Para conocer el precio de nuestra alma, tenemos que considerar lo que Jesucristo hizo por ella. Mis hermanos, quien de nosotros podrá comprender cuanto el Buen Dios estima nuestra alma. Para hacer feliz a su criatura, ha hecho todo lo que es posible a un Dios. Para sentirse aún más llevado a amarla, la ha creado a su imagen y semejanza. Al contemplarla se contempla a sí mismo. Vemos que da a nuestra alma los nombres más tiernos y los más capaces de mostrar un amor hasta el exceso.
A nuestra alma la llama hija, hermana, bien-amada, esposa,
su única, su paloma. Pero no es suficiente: el amor se muestra mejor con las
acciones que con las palabras. Vean su prisa por venir del cielo, para tomar un
cuerpo semejante al nuestro. Esposando nuestra naturaleza, esposó todas
nuestras enfermedades, salvo el pecado. O más bien quiso encargarse de la
justicia que su Padre pedía para nosotros. Vean su anonadamiento en el misterio
de la Encarnación. (…) ¿No es ese, mis hermanos, un amor digno de un Dios que
es el amor? Mis hermanos, así nos muestra la estima que tiene por un alma. ¿Es
suficiente para hacernos comprender lo que ella vale y cuánto debemos cuidarla?
¡Ah mis hermanos!
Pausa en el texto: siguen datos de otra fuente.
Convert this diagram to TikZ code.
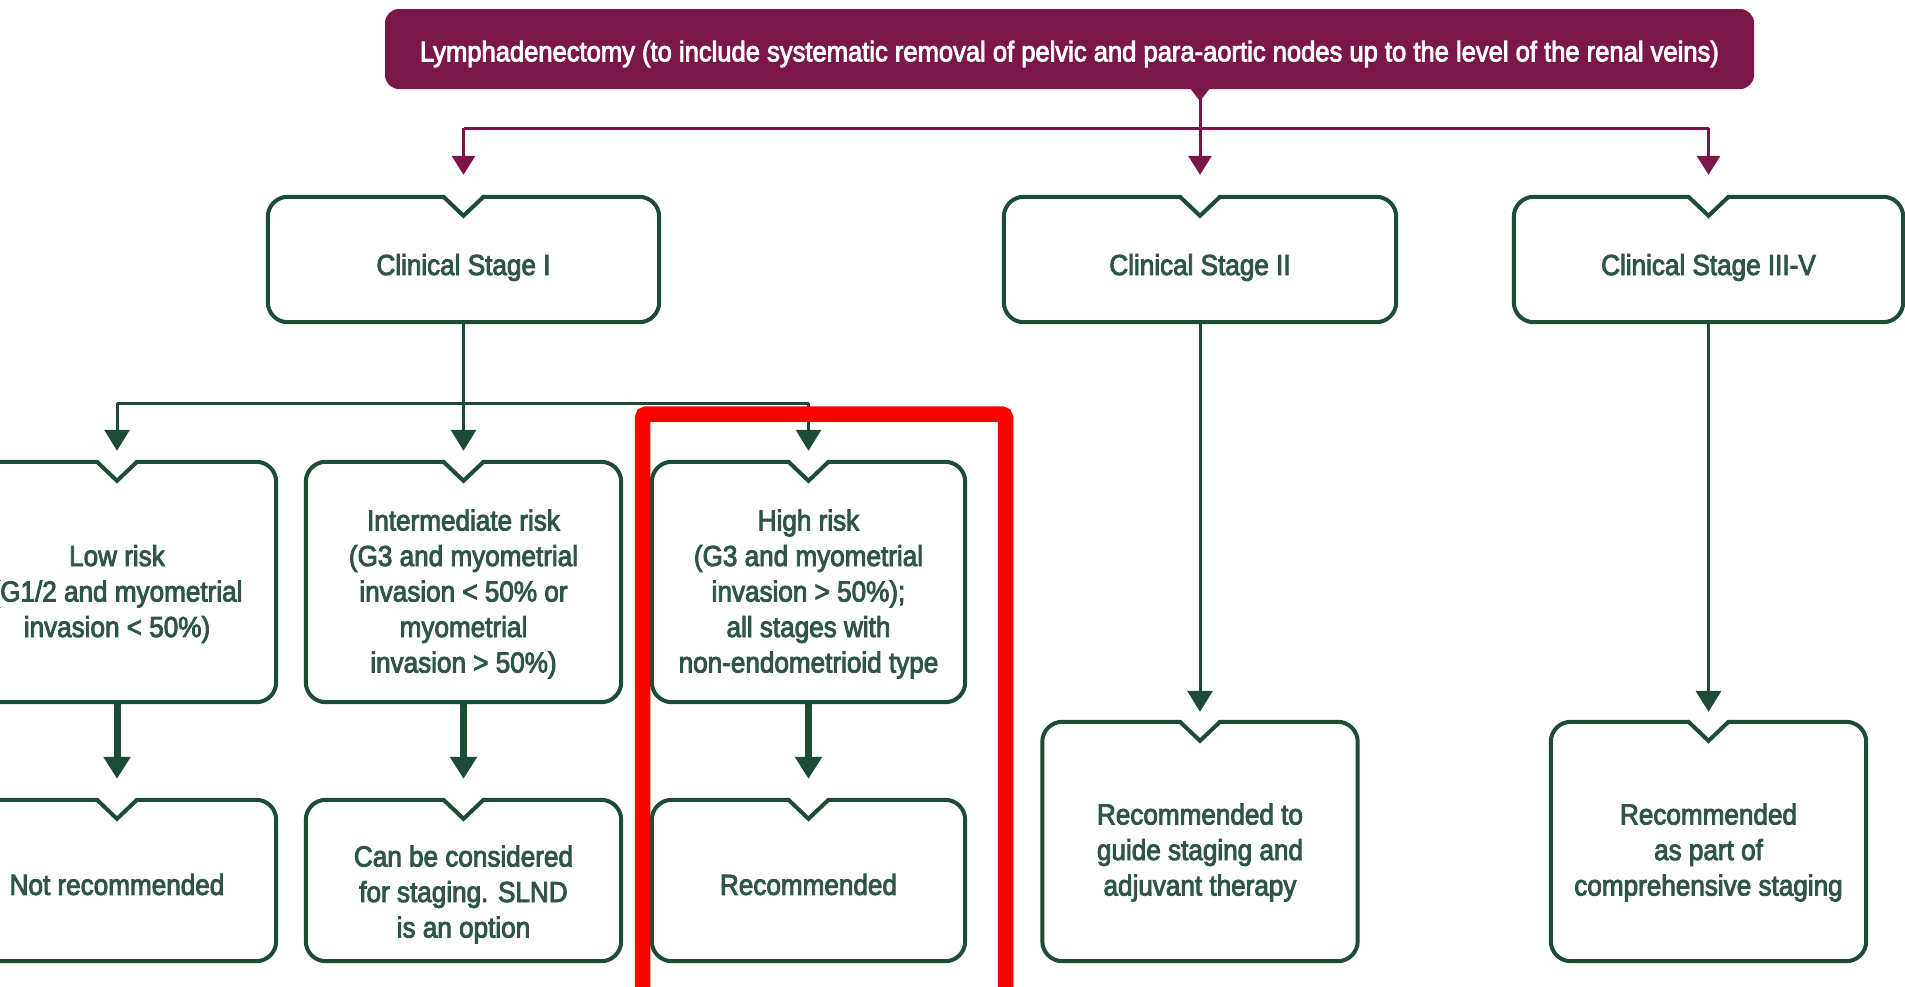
\documentclass[tikz,border=0pt]{standalone}
\usepackage{fontspec}
\setmainfont{Liberation Sans}[FakeStretch=0.9,FakeBold=3]
\usetikzlibrary{arrows.meta,calc}
\definecolor{plum}{HTML}{7B1648}
\definecolor{dkgreen}{HTML}{1D4C36}
\definecolor{txtgreen}{HTML}{2E5546}
\definecolor{hlred}{HTML}{FF0000}
\tikzset{
  boxshape/.style={rectangle, inner sep=0pt},
  boxtext/.style={rectangle, inner sep=0pt, align=center, text=txtgreen,
    font=\fontsize{29}{35.5}\selectfont},
  outline/.style={draw=dkgreen, line width=4pt, line cap=round},
  pline/.style={draw=plum, line width=3pt},
  parrow/.style={pline, -{Triangle[width=23pt,length=19pt]}},
  gline/.style={draw=dkgreen, line width=3pt},
  garrow/.style={gline, -{Triangle[width=25pt,length=21pt]}},
  tarrow/.style={draw=dkgreen, line width=7pt, -{Triangle[width=26pt,length=22pt]}},
}
\newcommand{\notchoutline}[1]{%
  \draw[outline, rounded corners=20pt] ($(#1.north)+(20,0)$) -- (#1.north east) -- (#1.south east)
    -- (#1.south west) -- (#1.north west) -- ($(#1.north)+(-20,0)$);
  \draw[outline, line join=miter] ($(#1.north)+(-20,0)$) -- ($(#1.north)+(0,19)$) -- ($(#1.north)+(20,0)$);
}
% name, cx, cy, width, height, text offset, text
\newcommand{\flowbox}[7]{%
  \node[boxshape, minimum width=#4, minimum height=#5] (#1) at (#2,#3) {};
  \node[boxtext] (#1-t) at ($(#1.center)+(0,#6)$) {#7};
  \notchoutline{#1}
}
\begin{document}
\begin{tikzpicture}[x=1pt,y=-1pt]
\clip (0,0) rectangle (1905,986);
\fill[white] (0,0) rectangle (1905,986);

% banner
\node[boxshape, minimum width=1369, minimum height=80, fill=plum, rounded corners=14pt] (top) at (1069.5,49) {};
\node[boxtext, text=white, font=\fontsize{28.4}{34}\selectfont] (top-t) at ($(top.center)+(0,5)$)
  {Lymphadenectomy (to include systematic removal of pelvic and para-aortic nodes up to the level of the renal veins)};

% stage boxes
\flowbox{s1}{463.5}{259.5}{391}{125}{8}{Clinical Stage I}
\flowbox{s2}{1200}{259.5}{392}{125}{8}{Clinical Stage II}
\flowbox{s3}{1708.5}{259.5}{389}{125}{8}{Clinical Stage III-V}

% risk boxes
\flowbox{low}{117}{582}{318}{240}{12}{Low risk\\(G1/2 and myometrial\\invasion < 50\%)}
\flowbox{mid}{463.5}{582}{315}{240}{12}{Intermediate risk\\(G3 and myometrial\\invasion < 50\% or\\myometrial\\invasion > 50\%)}
\flowbox{high}{808.5}{582}{313}{240}{12}{High risk\\(G3 and myometrial\\invasion > 50\%);\\all stages with\\non-endometrioid type}

% outcome boxes
\flowbox{notrec}{117}{880.5}{318}{161}{4}{Not recommended}
\flowbox{consider}{463.5}{880.5}{315}{161}{14}{Can be considered\\for staging. SLND\\is an option}
\flowbox{rec}{808.5}{880.5}{313}{161}{4}{Recommended}
\flowbox{rec2}{1200}{841.5}{315}{239}{11}{Recommended to\\guide staging and\\adjuvant therapy}
\flowbox{rec3}{1708.5}{841.5}{315}{239}{11}{Recommended\\as part of\\comprehensive staging}

% purple connectors
\fill[plum] ($(top.south -| s2.north)+(-10,-1)$) -- ($(top.south -| s2.north)+(10,-1)$)
  -- ($(top.south -| s2.north)+(0,12)$) -- cycle;
\coordinate (pj) at ($(top.south -| s2.north)+(0,39)$);
\draw[pline] (pj -| s1.north) -- (pj -| s3.north);
\draw[parrow, shorten >=22pt] (top.south -| s2.north) -- (s2.north);
\draw[parrow, shorten >=22pt] (pj -| s1.north) -- (s1.north);
\draw[parrow, shorten >=22pt] (pj -| s3.north) -- (s3.north);

% stage I fork
\coordinate (gj) at ($(s1.south)+(0,81)$);
\draw[gline] (gj -| low.north) -- (gj -| high.north);
\draw[garrow, shorten >=11pt] (s1.south) -- (mid.north);
\draw[garrow, shorten >=11pt] (gj -| low.north) -- (low.north);
\draw[garrow, shorten >=11pt] (gj -| high.north) -- (high.north);

% risk to outcome
\draw[tarrow, shorten >=21pt] (low.south) -- (notrec.north);
\draw[tarrow, shorten >=21pt] (mid.south) -- (consider.north);
\draw[tarrow, shorten >=21pt] (high.south) -- (rec.north);

% stage II / III-V
\draw[garrow, shorten >=10pt] (s2.south) -- (rec2.north);
\draw[garrow, line width=3.5pt, shorten >=10pt] (s3.south) -- (rec3.north);

% red highlight
\draw[hlred, line width=15.5pt, rounded corners=4pt] (642.5,1010) -- (642.5,414) -- (1005.5,414) -- (1005.5,1010);
\end{tikzpicture}
\end{document}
Si una vez en nuestra vida tuviéramos la
felicidad de comprender la belleza y el valor de nuestra alma, estaríamos listos
cómo Jesucristo para hacer todos los sacrificios para conservarla. ¡Qué bella
es un alma y qué preciosa a los ojos de Dios! ¿Cómo es que hacemos poco caso y
tratamos nuestra alma más duramente que a un animal?